━━━━━ TASK MATERIAL
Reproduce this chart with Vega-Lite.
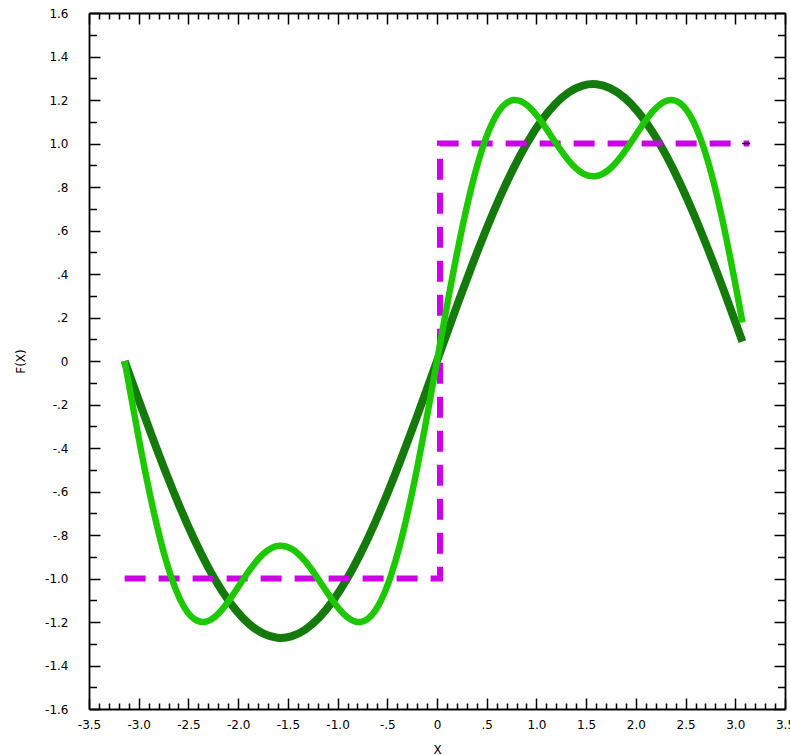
{
  "$schema": "https://vega.github.io/schema/vega-lite/v6.json",
  "width": 696,
  "height": 696,
  "autosize": "none",
  "padding": {"left": 89, "top": 13, "right": 5, "bottom": 46},
  "background": "white",
  "config": {
    "view": {"stroke": null},
    "axis": {
      "labelFont": "DejaVu Sans",
      "titleFont": "DejaVu Sans",
      "labelFontSize": 12,
      "titleFontSize": 12,
      "titleFontWeight": "normal",
      "labelColor": "#000",
      "titleColor": "#000",
      "domainColor": "#000",
      "tickColor": "#000",
      "domainWidth": 1.8,
      "tickWidth": 1.5,
      "grid": false
    }
  },
  "datasets": {
    "curves": [
      {"s": "f1", "x": -3.1416, "y": 0},
      {"s": "f1", "x": -3.0020, "y": -0.1772},
      {"s": "f1", "x": -2.8623, "y": -0.3510},
      {"s": "f1", "x": -2.7227, "y": -0.5179},
      {"s": "f1", "x": -2.5831, "y": -0.6747},
      {"s": "f1", "x": -2.4435, "y": -0.8184},
      {"s": "f1", "x": -2.3038, "y": -0.9462},
      {"s": "f1", "x": -2.1642, "y": -1.0556},
      {"s": "f1", "x": -2.0246, "y": -1.1444},
      {"s": "f1", "x": -1.8850, "y": -1.2109},
      {"s": "f1", "x": -1.7453, "y": -1.2539},
      {"s": "f1", "x": -1.6057, "y": -1.2725},
      {"s": "f1", "x": -1.4661, "y": -1.2663},
      {"s": "f1", "x": -1.3265, "y": -1.2354},
      {"s": "f1", "x": -1.1868, "y": -1.1805},
      {"s": "f1", "x": -1.0472, "y": -1.1027},
      {"s": "f1", "x": -0.9076, "y": -1.0033},
      {"s": "f1", "x": -0.7679, "y": -0.8845},
      {"s": "f1", "x": -0.6283, "y": -0.7484},
      {"s": "f1", "x": -0.4887, "y": -0.5977},
      {"s": "f1", "x": -0.3491, "y": -0.4355},
      {"s": "f1", "x": -0.2094, "y": -0.2647},
      {"s": "f1", "x": -0.0698, "y": -0.0888},
      {"s": "f1", "x": 0.0698, "y": 0.0888},
      {"s": "f1", "x": 0.2094, "y": 0.2647},
      {"s": "f1", "x": 0.3491, "y": 0.4355},
      {"s": "f1", "x": 0.4887, "y": 0.5977},
      {"s": "f1", "x": 0.6283, "y": 0.7484},
      {"s": "f1", "x": 0.7679, "y": 0.8845},
      {"s": "f1", "x": 0.9076, "y": 1.0033},
      {"s": "f1", "x": 1.0472, "y": 1.1027},
      {"s": "f1", "x": 1.1868, "y": 1.1805},
      {"s": "f1", "x": 1.3265, "y": 1.2354},
      {"s": "f1", "x": 1.4661, "y": 1.2663},
      {"s": "f1", "x": 1.6057, "y": 1.2725},
      {"s": "f1", "x": 1.7453, "y": 1.2539},
      {"s": "f1", "x": 1.8850, "y": 1.2109},
      {"s": "f1", "x": 2.0246, "y": 1.1444},
      {"s": "f1", "x": 2.1642, "y": 1.0556},
      {"s": "f1", "x": 2.3038, "y": 0.9462},
      {"s": "f1", "x": 2.4435, "y": 0.8184},
      {"s": "f1", "x": 2.5831, "y": 0.6747},
      {"s": "f1", "x": 2.7227, "y": 0.5179},
      {"s": "f1", "x": 2.8623, "y": 0.3510},
      {"s": "f1", "x": 3.0020, "y": 0.1772},
      {"s": "f1", "x": 3.0718, "y": 0.0888},
      {"s": "f3", "x": -3.1416, "y": 0},
      {"s": "f3", "x": -3.0020, "y": -0.3498},
      {"s": "f3", "x": -2.8623, "y": -0.6663},
      {"s": "f3", "x": -2.7227, "y": -0.9215},
      {"s": "f3", "x": -2.5831, "y": -1.0968},
      {"s": "f3", "x": -2.4435, "y": -1.1860},
      {"s": "f3", "x": -2.3038, "y": -1.1957},
      {"s": "f3", "x": -2.1642, "y": -1.1438},
      {"s": "f3", "x": -2.0246, "y": -1.0561},
      {"s": "f3", "x": -1.8850, "y": -0.9615},
      {"s": "f3", "x": -1.7453, "y": -0.8863},
      {"s": "f3", "x": -1.6057, "y": -0.8504},
      {"s": "f3", "x": -1.4661, "y": -0.8626},
      {"s": "f3", "x": -1.3265, "y": -0.9200},
      {"s": "f3", "x": -1.1868, "y": -1.0079},
      {"s": "f3", "x": -1.0472, "y": -1.1027},
      {"s": "f3", "x": -0.9076, "y": -1.1760},
      {"s": "f3", "x": -0.7679, "y": -1.1999},
      {"s": "f3", "x": -0.6283, "y": -1.1520},
      {"s": "f3", "x": -0.4887, "y": -1.0198},
      {"s": "f3", "x": -0.3491, "y": -0.8030},
      {"s": "f3", "x": -0.2094, "y": -0.5142},
      {"s": "f3", "x": -0.0698, "y": -0.1771},
      {"s": "f3", "x": 0.0698, "y": 0.1771},
      {"s": "f3", "x": 0.2094, "y": 0.5142},
      {"s": "f3", "x": 0.3491, "y": 0.8030},
      {"s": "f3", "x": 0.4887, "y": 1.0198},
      {"s": "f3", "x": 0.6283, "y": 1.1520},
      {"s": "f3", "x": 0.7679, "y": 1.1999},
      {"s": "f3", "x": 0.9076, "y": 1.1760},
      {"s": "f3", "x": 1.0472, "y": 1.1027},
      {"s": "f3", "x": 1.1868, "y": 1.0079},
      {"s": "f3", "x": 1.3265, "y": 0.9200},
      {"s": "f3", "x": 1.4661, "y": 0.8626},
      {"s": "f3", "x": 1.6057, "y": 0.8504},
      {"s": "f3", "x": 1.7453, "y": 0.8863},
      {"s": "f3", "x": 1.8850, "y": 0.9615},
      {"s": "f3", "x": 2.0246, "y": 1.0561},
      {"s": "f3", "x": 2.1642, "y": 1.1438},
      {"s": "f3", "x": 2.3038, "y": 1.1957},
      {"s": "f3", "x": 2.4435, "y": 1.1860},
      {"s": "f3", "x": 2.5831, "y": 1.0968},
      {"s": "f3", "x": 2.7227, "y": 0.9215},
      {"s": "f3", "x": 2.8623, "y": 0.6663},
      {"s": "f3", "x": 3.0020, "y": 0.3498},
      {"s": "f3", "x": 3.0718, "y": 0.1771}
    ],
    "square": [
      {"x": -3.1416, "y": -1},
      {"x": 0.03, "y": -1},
      {"x": 0.03, "y": 1},
      {"x": 3.1416, "y": 1}
    ],
    "endtick": [
      {"x": 3.07, "x2": 3.15, "y": 1}
    ]
  },
  "resolve": {"axis": {"x": "independent", "y": "independent"}},
  "layer": [
    {
      "data": {"name": "curves"},
      "transform": [{"filter": "datum.s == 'f1'"}],
      "mark": {"type": "line", "color": "#147a0c", "strokeWidth": 8, "interpolate": "natural", "clip": false},
      "encoding": {
        "x": {
          "field": "x", "type": "quantitative",
          "scale": {"domain": [-3.5, 3.5], "nice": false, "zero": false},
          "axis": {
            "orient": "bottom", "title": "X",
            "values": [-3.5, -3, -2.5, -2, -1.5, -1, -0.5, 0, 0.5, 1, 1.5, 2, 2.5, 3, 3.5],
            "tickSize": -11, "labelPadding": 21, "labelFlush": false, "labelOverlap": false,
            "labelExpr": "datum.value == 0 ? '0' : (datum.value < 0 ? '-' : '') + (abs(datum.value) < 1 ? replace(format(abs(datum.value), '.1f'), '0.', '.') : format(abs(datum.value), '.1f'))",
            "titleX": 348, "titleY": 40, "titleBaseline": "middle", "titleAlign": "center"
          }
        },
        "y": {
          "field": "y", "type": "quantitative",
          "scale": {"domain": [-1.6, 1.6], "nice": false, "zero": false},
          "axis": {
            "orient": "left", "title": "F(X)",
            "values": [-1.6, -1.4, -1.2, -1, -0.8, -0.6, -0.4, -0.2, 0, 0.2, 0.4, 0.6, 0.8, 1, 1.2, 1.4, 1.6],
            "tickSize": -11, "labelPadding": 32, "labelFlush": false, "labelOverlap": false,
            "labelExpr": "datum.value == 0 ? '0' : (datum.value < 0 ? '-' : '') + (abs(datum.value) < 1 ? replace(format(abs(datum.value), '.1f'), '0.', '.') : format(abs(datum.value), '.1f'))",
            "titleX": -69, "titleY": 348, "titleAngle": 270, "titleBaseline": "middle", "titleAlign": "center"
          }
        }
      }
    },
    {
      "data": {"name": "square"},
      "mark": {"type": "line", "color": "#cc00e6", "strokeWidth": 6, "strokeDash": [21, 13], "interpolate": "linear", "clip": false},
      "encoding": {
        "x": {
          "field": "x", "type": "quantitative", "sort": null,
          "scale": {"domain": [-3.5, 3.5], "nice": false, "zero": false},
          "axis": {"orient": "top", "title": null, "labels": false, "tickSize": -11,
            "values": [-3.5, -3, -2.5, -2, -1.5, -1, -0.5, 0, 0.5, 1, 1.5, 2, 2.5, 3, 3.5]}
        },
        "y": {
          "field": "y", "type": "quantitative",
          "scale": {"domain": [-1.6, 1.6], "nice": false, "zero": false},
          "axis": {"orient": "right", "title": null, "labels": false, "tickSize": -11,
            "values": [-1.6, -1.4, -1.2, -1, -0.8, -0.6, -0.4, -0.2, 0, 0.2, 0.4, 0.6, 0.8, 1, 1.2, 1.4, 1.6]}
        }
      }
    },
    {
      "data": {"name": "curves"},
      "transform": [{"filter": "datum.s == 'f3'"}],
      "mark": {"type": "line", "color": "#1ec800", "strokeWidth": 6.5, "interpolate": "natural", "clip": false},
      "encoding": {
        "x": {
          "field": "x", "type": "quantitative",
          "scale": {"domain": [-3.5, 3.5], "nice": false, "zero": false},
          "axis": {"orient": "bottom", "title": null, "labels": false, "domain": false, "tickSize": -6,
            "values": [-3.4,-3.3,-3.2,-3.1,-2.9,-2.8,-2.7,-2.6,-2.4,-2.3,-2.2,-2.1,-1.9,-1.8,-1.7,-1.6,-1.4,-1.3,-1.2,-1.1,-0.9,-0.8,-0.7,-0.6,-0.4,-0.3,-0.2,-0.1,0.1,0.2,0.3,0.4,0.6,0.7,0.8,0.9,1.1,1.2,1.3,1.4,1.6,1.7,1.8,1.9,2.1,2.2,2.3,2.4,2.6,2.7,2.8,2.9,3.1,3.2,3.3,3.4]}
        },
        "y": {
          "field": "y", "type": "quantitative",
          "scale": {"domain": [-1.6, 1.6], "nice": false, "zero": false},
          "axis": {"orient": "left", "title": null, "labels": false, "domain": false, "tickSize": -7.5,
            "values": [-1.5,-1.3,-1.1,-0.9,-0.7,-0.5,-0.3,-0.1,0.1,0.3,0.5,0.7,0.9,1.1,1.3,1.5]}
        }
      }
    },
    {
      "data": {"name": "endtick"},
      "mark": {"type": "rule", "color": "#000", "strokeWidth": 1.5, "clip": false},
      "encoding": {
        "x": {
          "field": "x", "type": "quantitative",
          "scale": {"domain": [-3.5, 3.5], "nice": false, "zero": false},
          "axis": {"orient": "top", "title": null, "labels": false, "domain": false, "tickSize": -6,
            "values": [-3.4,-3.3,-3.2,-3.1,-2.9,-2.8,-2.7,-2.6,-2.4,-2.3,-2.2,-2.1,-1.9,-1.8,-1.7,-1.6,-1.4,-1.3,-1.2,-1.1,-0.9,-0.8,-0.7,-0.6,-0.4,-0.3,-0.2,-0.1,0.1,0.2,0.3,0.4,0.6,0.7,0.8,0.9,1.1,1.2,1.3,1.4,1.6,1.7,1.8,1.9,2.1,2.2,2.3,2.4,2.6,2.7,2.8,2.9,3.1,3.2,3.3,3.4]}
        },
        "x2": {"field": "x2"},
        "y": {
          "field": "y", "type": "quantitative",
          "scale": {"domain": [-1.6, 1.6], "nice": false, "zero": false},
          "axis": {"orient": "right", "title": null, "labels": false, "domain": false, "tickSize": -7.5,
            "values": [-1.5,-1.3,-1.1,-0.9,-0.7,-0.5,-0.3,-0.1,0.1,0.3,0.5,0.7,0.9,1.1,1.3,1.5]}
        }
      }
    }
  ]
}
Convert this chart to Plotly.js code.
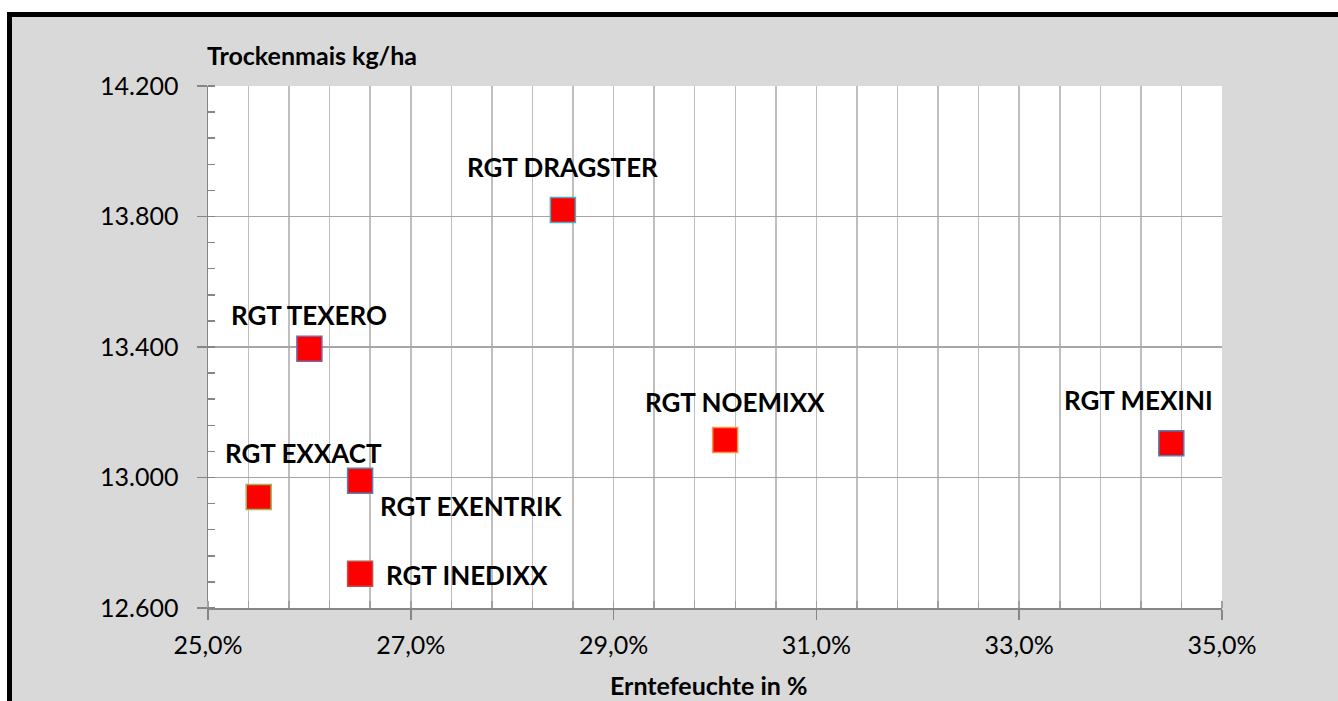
<!DOCTYPE html>
<html>
<head>
<meta charset="utf-8">
<script src="https://cdn.plot.ly/plotly-3.0.1.min.js"></script>
<style>
  html, body { margin: 0; padding: 0; background: #ffffff; width: 1338px; height: 701px; overflow: hidden; }
  #frame { position: absolute; left: 7px; top: 12px; width: 1331px; height: 689px;
           border-top: 5px solid #000; border-left: 5px solid #000; box-sizing: border-box; }
  #chart { position: absolute; left: 12px; top: 17px; width: 1326px; height: 684px; }
</style>
</head>
<body>
<div id="frame"></div>
<div id="chart"></div>
<script>
// Data
const varieties = ["RGT DRAGSTER", "RGT TEXERO", "RGT EXXACT", "RGT EXENTRIK", "RGT INEDIXX", "RGT NOEMIXX", "RGT MEXINI"];
const moisture = [28.5, 26.0, 25.5, 26.5, 26.5, 30.1, 34.5];          // Erntefeuchte in %
const yieldKg = [13820, 13395, 12940, 12990, 12705, 13115, 13105];      // Trockenmais kg/ha
const borderColors = ["#4bacc6", "#8064a2", "#9bbb59", "#4f81bd", "#c0504d", "#f79646", "#4f81bd"];
// label offsets (pixels) relative to each marker
const labelDX = [0, 0, 45, 111, 107, 10, -33];
const labelDY = [42, 33, 43, -26, -2, 37, 42];

const FONT = "Lato, 'Open Sans', sans-serif";

const trace = {
  type: "scatter",
  mode: "markers",
  x: moisture,
  y: yieldKg,
  text: varieties,
  hoverinfo: "text",
  marker: {
    symbol: "square",
    size: 25,
    color: "#ff0000",
    line: { color: borderColors, width: 1.5 }
  },
  showlegend: false
};

const annotations = varieties.map((name, i) => ({
  x: moisture[i], y: yieldKg[i], xref: "x", yref: "y",
  text: name, showarrow: false,
  xanchor: "center", yanchor: "middle",
  xshift: labelDX[i], yshift: labelDY[i] + 1,
  font: { family: FONT, size: 26, color: "#000", weight: "bold" }
}));

annotations.push({
  xref: "paper", yref: "paper", x: 0, y: 1,
  xanchor: "left", yanchor: "middle", yshift: 31, xshift: -3,
  text: "<b>Trockenmais kg/ha</b>", showarrow: false,
  font: { family: FONT, size: 25, color: "#000" }
});
annotations.push({
  xref: "paper", yref: "paper", x: 0.494, y: 0,
  xanchor: "center", yanchor: "middle", yshift: -77,
  text: "<b>Erntefeuchte in %</b>", showarrow: false,
  font: { family: FONT, size: 25, color: "#000" }
});

const layout = {
  width: 1326, height: 684,
  paper_bgcolor: "#d9d9d9",
  plot_bgcolor: "#ffffff",
  separators: ",.",
  margin: { l: 196, r: 116, t: 69, b: 93, pad: 0 },
  font: { family: FONT, size: 25, color: "#000" },
  xaxis: {
    range: [25, 35],
    dtick: 2, tick0: 25,
    tickformat: ".1f", ticksuffix: "%",
    showgrid: true, gridcolor: "#bfbfbf", gridwidth: 1.5,
    showline: true, linecolor: "#868686", linewidth: 1.5,
    ticks: "outside", ticklen: 10, tickwidth: 1.5, tickcolor: "#868686",
    ticklabelstandoff: 4,
    zeroline: false,
    minor: { dtick: 0.4, tick0: 25, showgrid: true, gridcolor: "#bfbfbf", gridwidth: 1.5,
             ticks: "inside", ticklen: 7, tickwidth: 1.5, tickcolor: "#a0a0a0" },
    tickfont: { family: FONT, size: 25, color: "#000" }
  },
  yaxis: {
    range: [12600, 14200],
    dtick: 400, tick0: 12600,
    tickformat: ",d",
    showgrid: true, gridcolor: "#a6a6a6", gridwidth: 1.5,
    showline: true, linecolor: "#868686", linewidth: 1.5,
    ticks: "outside", ticklen: 10, tickwidth: 1.5, tickcolor: "#868686",
    ticklabelstandoff: 13,
    zeroline: false,
    minor: { dtick: 80, tick0: 12600, showgrid: false,
             ticks: "inside", ticklen: 7, tickwidth: 1.5, tickcolor: "#868686" },
    tickfont: { family: FONT, size: 25, color: "#000" }
  },
  annotations: annotations
};

Plotly.newPlot("chart", [trace], layout, { displayModeBar: false, staticPlot: true });
</script>
</body>
</html>
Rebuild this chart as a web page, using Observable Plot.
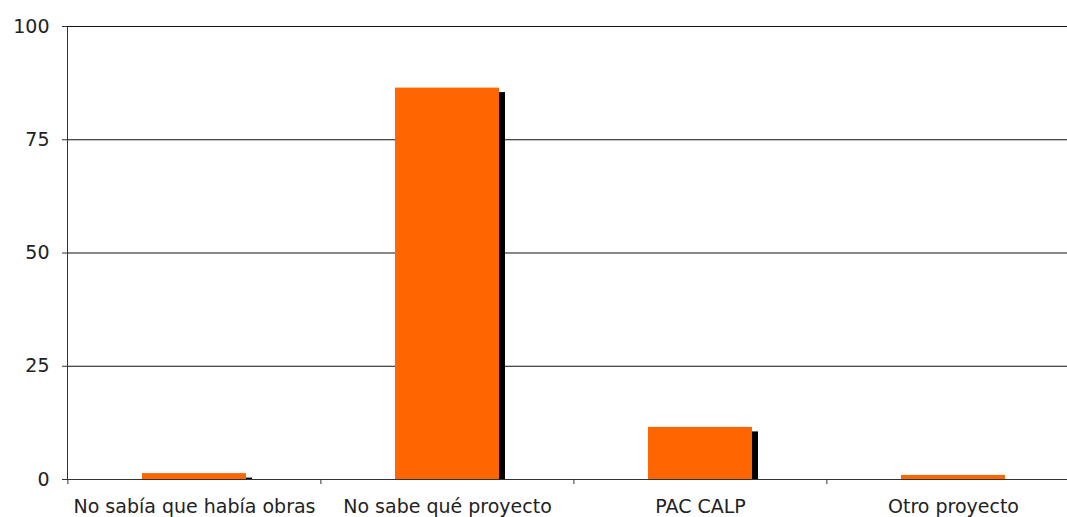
<!DOCTYPE html>
<html>
<head>
<meta charset="utf-8">
<script src="https://cdn.jsdelivr.net/npm/d3@7"></script>
<script src="https://cdn.jsdelivr.net/npm/@observablehq/plot@0.6"></script>
<style>
  html, body { margin: 0; padding: 0; background: #fff; }
  #chart svg { display: block; }
</style>
</head>
<body>
<div id="chart"></div>
<script>
const categories = ["No sabía que había obras", "No sabe qué proyecto", "PAC CALP", "Otro proyecto"];
const values = [1.3, 86.4, 11.5, 0.9];
const yTicks = [0, 25, 50, 75, 100];
const gridTicks = [25, 50, 75, 100];

const data = categories.map((c, i) => ({category: c, value: values[i]}));

const W = 1067, H = 517;
const xRange = [67, 1080];
const step = (xRange[1] - xRange[0]) / categories.length;

const chart = Plot.plot({
  width: W,
  height: H,
  marginLeft: 67,
  marginRight: 0,
  marginTop: 26,
  marginBottom: 38,
  style: {fontFamily: "'DejaVu Sans', sans-serif", fontSize: "19px", color: "#222", background: "#fff", overflow: "visible"},
  x: {type: "band", domain: categories, range: xRange, paddingInner: 0.589, paddingOuter: 0.2945, align: 0.5},
  y: {domain: [0, 100]},
  marks: [
    Plot.ruleY(gridTicks, {stroke: "#111", strokeWidth: 1, strokeOpacity: 1}),
    Plot.barY(data, {x: "category", y: "value", fill: "#000", dx: 6, insetTop: 4.5}),
    Plot.barY(data, {x: "category", y: "value", fill: "#FF6600"}),
    Plot.ruleY([0], {stroke: "#333", strokeWidth: 1}),
    Plot.frame({anchor: "left", stroke: "#333", strokeWidth: 1}),
    Plot.ruleX(categories, {x: d => d, dx: -step / 2, y1: 0, y2: 0, insetBottom: -5, stroke: "#333"}),
    Plot.axisY({ticks: yTicks, tickSize: 5, tickPadding: 13, tickFormat: d => String(d), label: null, fontSize: 19, stroke: "#333", fill: "#222"}),
    Plot.axisX({tickSize: 0, tickPadding: 20, label: null, fontSize: 19, fill: "#222"})
  ]
});

document.getElementById("chart").appendChild(chart);
</script>
</body>
</html>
━━━━━━━━━━
§ **DIRECTIONS FOR THIS TASK**:
Look over the listing above. Pick out and copy every line that includes "chart".

§ **RESULT BELOW**:
Reproduce this chart with Vega-Lite.
Convert this chart to Plotly.js code.
  #chart { position: absolute; left: 12px; top: 17px; width: 1326px; height: 684px; }
<div id="chart"></div>
Plotly.newPlot("chart", [trace], layout, { displayModeBar: false, staticPlot: true });
Rebuild this chart as a web page, using Observable Plot.
  #chart svg { display: block; }
<div id="chart"></div>
const chart = Plot.plot({
document.getElementById("chart").appendChild(chart);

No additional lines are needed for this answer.